By Stephen Gaylor
On Wednesday, March 15, 2017, the headline from the Economy section of the New York Times boldly announced that the “Fed Raises Interest Rates for Third Time Since Financial Crisis.” This is the second time in three months that the Federal Reserve has raised rates, yet only the third time in the past decade.
For those who do not deal with interest rates on a daily basis, it is important to note that the rate hikes which have recently taken place do not have a direct impact on the type of debt utilized to finance real estate, however, they do provide us with a glimpse of the future. Rates are going up, and they are likely to go up in a sustained, and extended manner.
What does this mean for hotel owners and developers? First, it means that the cost of debt is going to increase. By how much, we don’t know, but it will go up. It will mean that you, as a borrower, or the buyer of your property, as borrower, will have to pay more to borrow money.
But it also means more than just a higher cost for debt. Increased interest rates have a direct correlation to cap rate changes. As interest rates go up, capitalization rates go up. That means that hotel values will drop as interest rates increase.
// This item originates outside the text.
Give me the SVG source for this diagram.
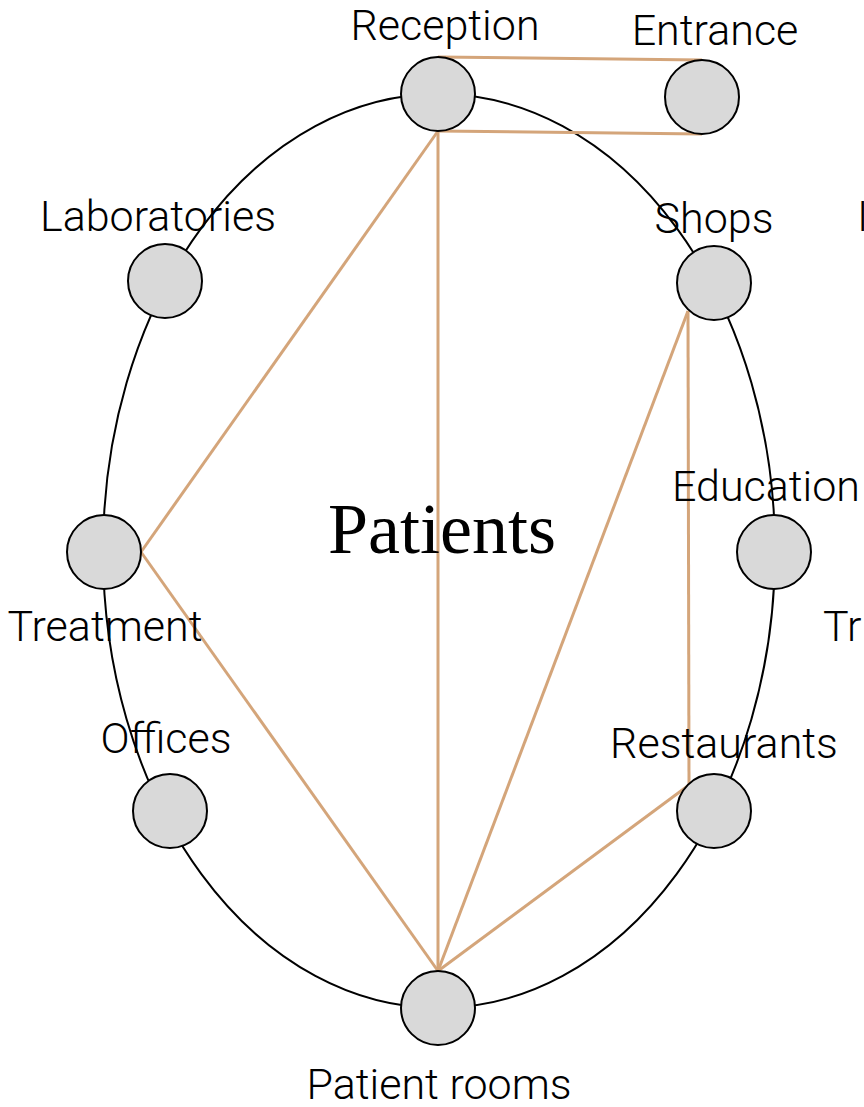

This begs two questions: first, by how much are cap rates affected by interest rate increases, and second, how much are interest rates going to increase?
A recent scholarly article published in the Cornell Hospitality Report examined interest rates and cap rates for hotels from 1997 to 2015, and found that although there are numerous variables, “correlation between hotel capitalization rates and the 10-year U.S. Treasury rate over the period equals .68”.
For easy math, take a hypothetical scenario of a roughly $10 million hotel today trading at going cap rates. An increase on the Ten Year U.S. Treasury of a couple of percent could result in a decrease in hotel value of nearly $1 million.
Is this scenario possible? Consider this: the current Ten Year Treasury rate is roughly 2.4%, while the average rate over the past fifty years is 6.7%. As one of my mentors frequently stated, “everything eventually reverts to the mean.”
By how much are rates going to increase? This is not an easy question to answer, however the Fed has signaled and affirmed an expectation of increases, likely through 2019. Current consensus is that there will be an additional two rate increases in 2017 and the Fed continues to assert that it expects the federal funds rate to be 1.4% at year end 2017. Median expectation for 2018 and 2019 is three rate increases each year according to analysts with Natixis. Again, although these changes do not directly affect hotel lending, a number of hospitality industry analysts are predicting that interest rates on hotels could easily average over 6% by the end of 2017.
Over the next few years, hotel owners and developers will see a changing lending environment, with increased regulation, higher rates, and in many cases lower available leverage. Whether buying, selling, or developing a hotel, it is important to factor in potential changes to the debt markets and how those changes will affect your individual corporate strategy.